In this new two-hander by John Kolvenbach, MacLachlan has crossed the country to seek out his nemesis again in the form of Bob.

Except this Bob is his brother, he has not seen him for 23 years and he is a charming, harmless weirdo with serious obsessive compulsive tendencies. Played by Woody Harrelson, he's the sort of guy you pay a fiver to trim your hedge or clear the snow off your path.

Except when the latest good citizen offered him "$20 to clean his bathroom", Bob pushed him out of his car. Unfortunately the car was doing about 50 mph at the time and the good citizen's neck was broken and Bob is facing prison.

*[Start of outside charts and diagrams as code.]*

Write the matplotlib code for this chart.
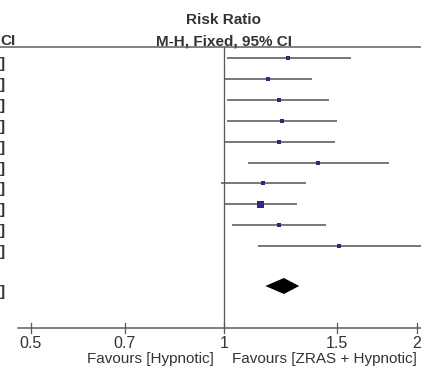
import numpy as np
import matplotlib
matplotlib.use("Agg")
import matplotlib.pyplot as plt

plt.rcParams['font.family'] = ['Liberation Sans', 'DejaVu Sans']

# Study-level risk ratios (M-H, fixed, 95% CI)
ratio = [1.26, 1.17, 1.22, 1.23, 1.22, 1.40, 1.15, 1.14, 1.22, 1.51]
lower = [1.01, 1.00, 1.01, 1.01, 1.00, 1.09, 0.99, 1.00, 1.03, 1.13]
upper = [1.58, 1.37, 1.46, 1.50, 1.49, 1.81, 1.34, 1.30, 1.44, 2.05]
weight = [5, 5, 5, 5, 5, 5, 5, 7, 5, 4]   # relative square size
total_ratio, total_lower, total_upper = 1.24, 1.16, 1.31

tick_values = [0.5, 0.7, 1, 1.5, 2]
tick_labels = ["0.5", "0.7", "1", "1.5", "2"]
left_label = "Favours [Hypnotic]"
right_label = "Favours [ZRAS + Hypnotic]"

W, H, DPI = 421, 373, 100
fig = plt.figure(figsize=(W / DPI, H / DPI), dpi=DPI)
ax = fig.add_axes([0, 0, 1, 1])
ax.set_xscale('log')
# map: 1 -> px 224, 278.5 px per ln-unit
px0, k = 224.0, 278.5
def px(x):
    return np.exp((x - px0) / k)
ax.set_xlim(px(0), px(W))
ax.set_ylim(H, 0)
ax.axis('off')

pt = 72.0 / DPI
line_col = '#5a5a5a'
text_col = '#333333'
sq_col = '#2b2b82'
fs = 11

# header
ax.text(1.0, 20, "Risk Ratio", ha='center', va='center', fontsize=fs, fontweight='bold', color=text_col)
ax.text(1.0, 41, "M-H, Fixed, 95% CI", ha='center', va='center', fontsize=fs, fontweight='bold', color=text_col)
ax.text(px(0), 41, "CI", ha='left', va='center', fontsize=fs, fontweight='bold', color=text_col)
ax.plot([px(0), px(W)], [47, 47], color=line_col, lw=1.5 * pt, solid_capstyle='butt')

# vertical line of no effect
ax.plot([1, 1], [47, 328], color=line_col, lw=1.3 * pt)

# rows
y0, dy = 58.0, 20.9
for i in range(len(ratio)):
    y = y0 + i * dy
    ax.plot([lower[i], upper[i]], [y, y], color=line_col, lw=1.6 * pt, solid_capstyle='butt', clip_on=True)
    ax.plot([ratio[i]], [y], marker='s', color=sq_col, markersize=weight[i] * pt, markeredgewidth=0)
    ax.text(px(0), y + 6, "]", ha='left', va='center', fontsize=fs, fontweight='bold', color=text_col)

# total diamond
yt = 286
ax.fill([total_lower, total_ratio, total_upper, total_ratio], [yt, yt - 8, yt, yt + 8], color='black', lw=0)
ax.text(px(0), yt + 6, "]", ha='left', va='center', fontsize=fs, fontweight='bold', color=text_col)

# x axis
ya = 328
ax.plot([px(18), px(W)], [ya, ya], color=line_col, lw=1.5 * pt)
for v, lab in zip(tick_values, tick_labels):
    ax.plot([v, v], [ya - 5, ya + 5], color=line_col, lw=1.3 * pt)
    ax.text(v, ya + 16, lab, ha='center', va='center', fontsize=11.5, color=text_col)

ax.text(px(214), ya + 31, left_label, ha='right', va='center', fontsize=fs, color=text_col)
ax.text(px(232), ya + 31, right_label, ha='left', va='center', fontsize=fs, color=text_col)

fig.savefig("out.png", dpi=DPI)
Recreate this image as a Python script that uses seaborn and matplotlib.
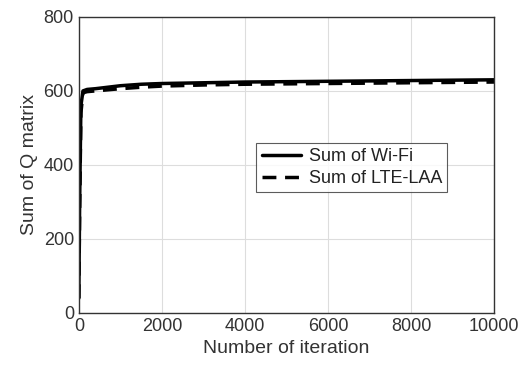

This is one of those American plays where there's a whole lot of talk about the past but little moves forward in the present. There are revelations aplenty, a fantastic running gag about a fridge, yet the scanty here-and-now plot is, curiously for such a modernistic play, exceptionally melodramatic and maybe even a touch far-fetched. I don't want to give away the plot, but the sandwich bag with which MacLachlan first enters contains no ham on rye and any dramatist of a previous generation would have simply hung it on the wall and been done with it.

But this is, again like so many of these American plays, an actors' play. And these two certainly act their socks off. Harrelson's performance as Bob is magnificent, rambling and ranting, talking nonsense and making it sound credible, jiggling and trouser pulling, avoiding cliché but implicitly conceding that weirdos can be a little predictable. His tirade about the jurymen at his trial – "freaks and morons and postal clerks" – is little more than we have all wanted to say about those who have opposed us.

Of course, none of this verbal diarrhoea fools his brother. But MacLachlan is still left playing Wise to his Morecambe, stuck with asking the "Do people know what you're saying?" questions at the end of each of Harrelson's flights of mania.

But, in John Crowley's production, there isn't a single non-naturalistic moment. Ultimately the easy naturalism of the dialogue militates against the drama packing a genuinely powerful punch.

At the end, we are left with a wholly believable, quietly tragic outcome and yet it is somehow undemanding, unsurprising and unmemorable.